**REQUIRED TASK:**
Note how many lines in the entries contain the string "chart", then give that number and nothing else.

**RECORDS FOR PROCESSING:**

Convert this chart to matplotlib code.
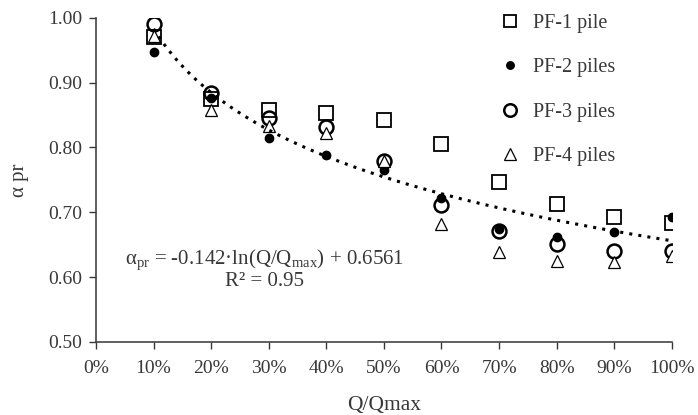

---

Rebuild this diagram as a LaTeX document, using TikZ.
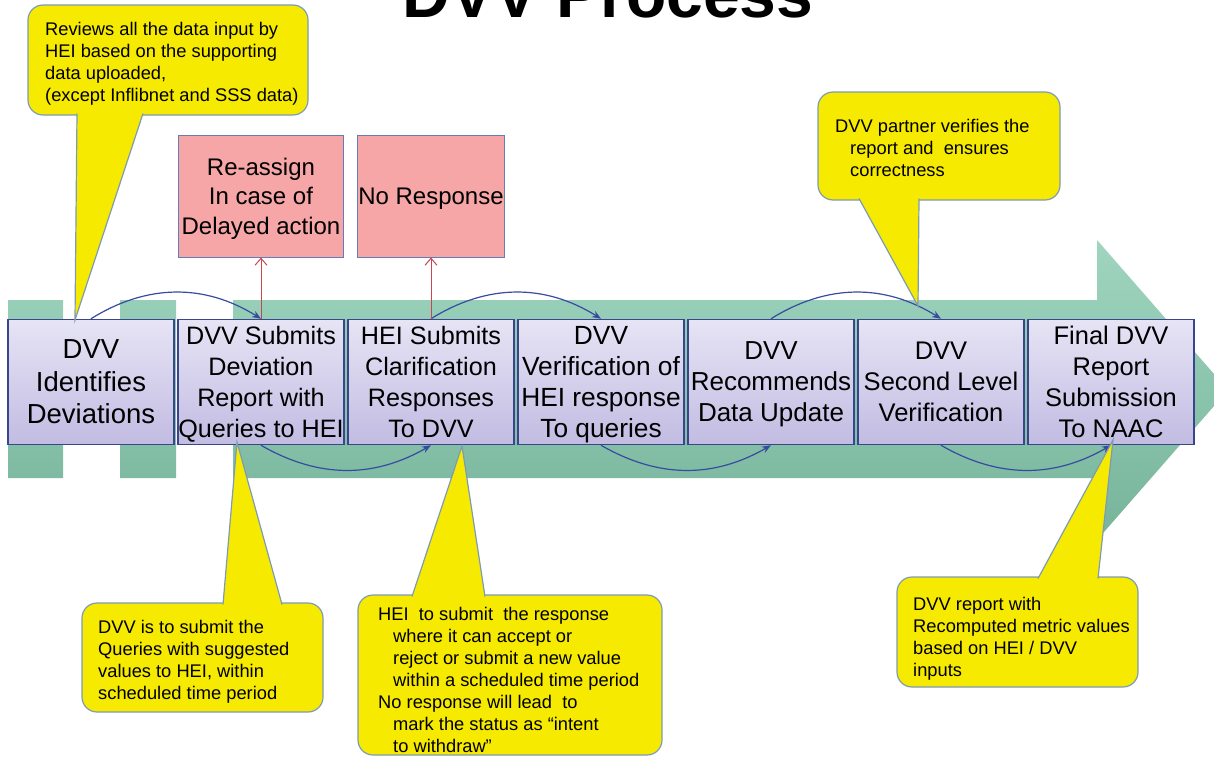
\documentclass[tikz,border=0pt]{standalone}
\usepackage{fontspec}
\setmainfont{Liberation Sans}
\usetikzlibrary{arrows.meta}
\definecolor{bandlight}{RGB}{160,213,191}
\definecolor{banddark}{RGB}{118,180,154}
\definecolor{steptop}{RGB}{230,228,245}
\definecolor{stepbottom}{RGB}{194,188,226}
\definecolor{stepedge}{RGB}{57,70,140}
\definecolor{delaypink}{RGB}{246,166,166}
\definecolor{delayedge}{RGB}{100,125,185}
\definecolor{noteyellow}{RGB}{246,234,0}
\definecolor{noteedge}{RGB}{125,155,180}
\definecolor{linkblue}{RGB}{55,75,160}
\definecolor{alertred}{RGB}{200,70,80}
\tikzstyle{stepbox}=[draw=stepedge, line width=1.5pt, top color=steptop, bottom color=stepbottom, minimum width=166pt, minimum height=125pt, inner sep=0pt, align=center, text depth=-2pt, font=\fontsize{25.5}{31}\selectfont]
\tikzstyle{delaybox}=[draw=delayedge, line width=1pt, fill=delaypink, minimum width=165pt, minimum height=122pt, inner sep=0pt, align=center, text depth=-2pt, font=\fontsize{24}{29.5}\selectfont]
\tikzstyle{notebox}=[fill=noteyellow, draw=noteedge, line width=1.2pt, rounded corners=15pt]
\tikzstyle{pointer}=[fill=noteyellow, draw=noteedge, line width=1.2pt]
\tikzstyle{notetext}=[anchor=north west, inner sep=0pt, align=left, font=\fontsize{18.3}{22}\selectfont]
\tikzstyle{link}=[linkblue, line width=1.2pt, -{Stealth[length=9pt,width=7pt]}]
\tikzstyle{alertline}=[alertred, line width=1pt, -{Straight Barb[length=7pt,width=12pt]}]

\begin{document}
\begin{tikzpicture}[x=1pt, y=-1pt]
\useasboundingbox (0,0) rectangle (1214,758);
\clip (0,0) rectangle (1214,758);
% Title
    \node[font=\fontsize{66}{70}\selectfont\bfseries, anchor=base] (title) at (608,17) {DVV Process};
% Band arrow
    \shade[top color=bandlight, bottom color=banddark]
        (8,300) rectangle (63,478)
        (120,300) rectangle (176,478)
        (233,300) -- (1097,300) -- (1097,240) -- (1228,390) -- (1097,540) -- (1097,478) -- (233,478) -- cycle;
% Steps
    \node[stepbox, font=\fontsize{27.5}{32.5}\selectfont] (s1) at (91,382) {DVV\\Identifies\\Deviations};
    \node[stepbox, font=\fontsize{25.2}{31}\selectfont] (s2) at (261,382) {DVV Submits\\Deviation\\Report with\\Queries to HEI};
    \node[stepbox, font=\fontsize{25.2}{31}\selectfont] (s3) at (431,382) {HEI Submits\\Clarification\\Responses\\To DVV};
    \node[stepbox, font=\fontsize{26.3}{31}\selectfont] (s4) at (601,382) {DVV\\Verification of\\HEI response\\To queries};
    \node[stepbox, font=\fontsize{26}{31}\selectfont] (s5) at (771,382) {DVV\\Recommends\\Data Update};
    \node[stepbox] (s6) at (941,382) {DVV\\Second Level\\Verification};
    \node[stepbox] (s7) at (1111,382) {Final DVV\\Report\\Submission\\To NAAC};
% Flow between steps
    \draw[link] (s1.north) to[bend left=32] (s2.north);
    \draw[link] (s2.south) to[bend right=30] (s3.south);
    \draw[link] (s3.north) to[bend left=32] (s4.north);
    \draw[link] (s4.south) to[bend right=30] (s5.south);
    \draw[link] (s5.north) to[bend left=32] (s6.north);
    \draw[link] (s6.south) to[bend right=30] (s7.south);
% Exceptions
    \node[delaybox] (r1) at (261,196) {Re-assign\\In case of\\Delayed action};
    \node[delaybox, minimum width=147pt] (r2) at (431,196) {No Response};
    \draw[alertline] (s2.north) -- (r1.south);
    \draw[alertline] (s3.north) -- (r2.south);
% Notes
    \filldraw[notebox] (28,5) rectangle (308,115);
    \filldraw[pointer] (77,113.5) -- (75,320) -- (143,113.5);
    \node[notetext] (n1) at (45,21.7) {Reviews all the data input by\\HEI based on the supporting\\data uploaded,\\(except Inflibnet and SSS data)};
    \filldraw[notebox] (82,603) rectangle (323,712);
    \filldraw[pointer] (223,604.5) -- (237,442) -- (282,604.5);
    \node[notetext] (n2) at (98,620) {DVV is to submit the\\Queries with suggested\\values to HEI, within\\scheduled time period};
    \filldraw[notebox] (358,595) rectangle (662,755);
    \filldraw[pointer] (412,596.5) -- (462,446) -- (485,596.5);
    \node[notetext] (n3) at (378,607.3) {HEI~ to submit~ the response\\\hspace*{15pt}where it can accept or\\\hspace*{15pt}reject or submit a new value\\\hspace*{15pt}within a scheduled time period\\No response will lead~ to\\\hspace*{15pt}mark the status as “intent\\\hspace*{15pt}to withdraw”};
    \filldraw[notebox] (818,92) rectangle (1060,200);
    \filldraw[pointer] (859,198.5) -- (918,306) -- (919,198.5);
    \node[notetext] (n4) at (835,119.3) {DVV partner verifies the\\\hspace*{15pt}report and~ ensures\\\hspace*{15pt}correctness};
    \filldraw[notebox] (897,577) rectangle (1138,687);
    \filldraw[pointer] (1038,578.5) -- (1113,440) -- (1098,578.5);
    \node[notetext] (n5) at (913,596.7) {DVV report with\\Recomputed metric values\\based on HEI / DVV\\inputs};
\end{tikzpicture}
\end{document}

* * *

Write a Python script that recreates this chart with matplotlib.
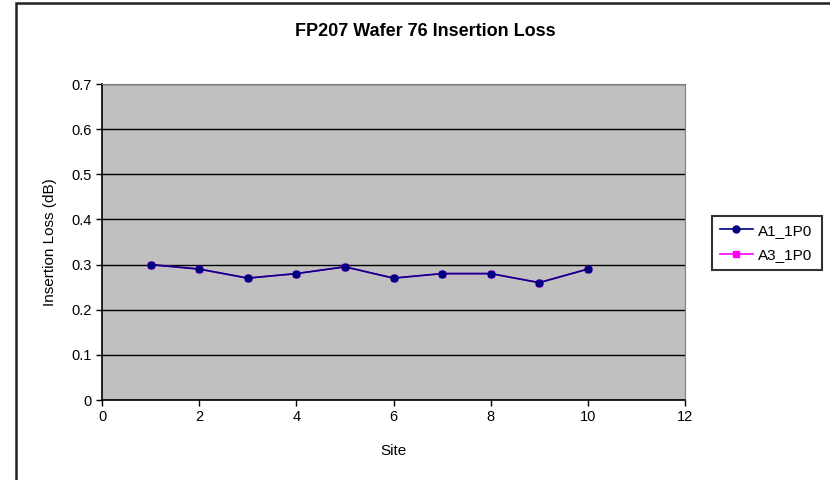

**THE REPLY:**
2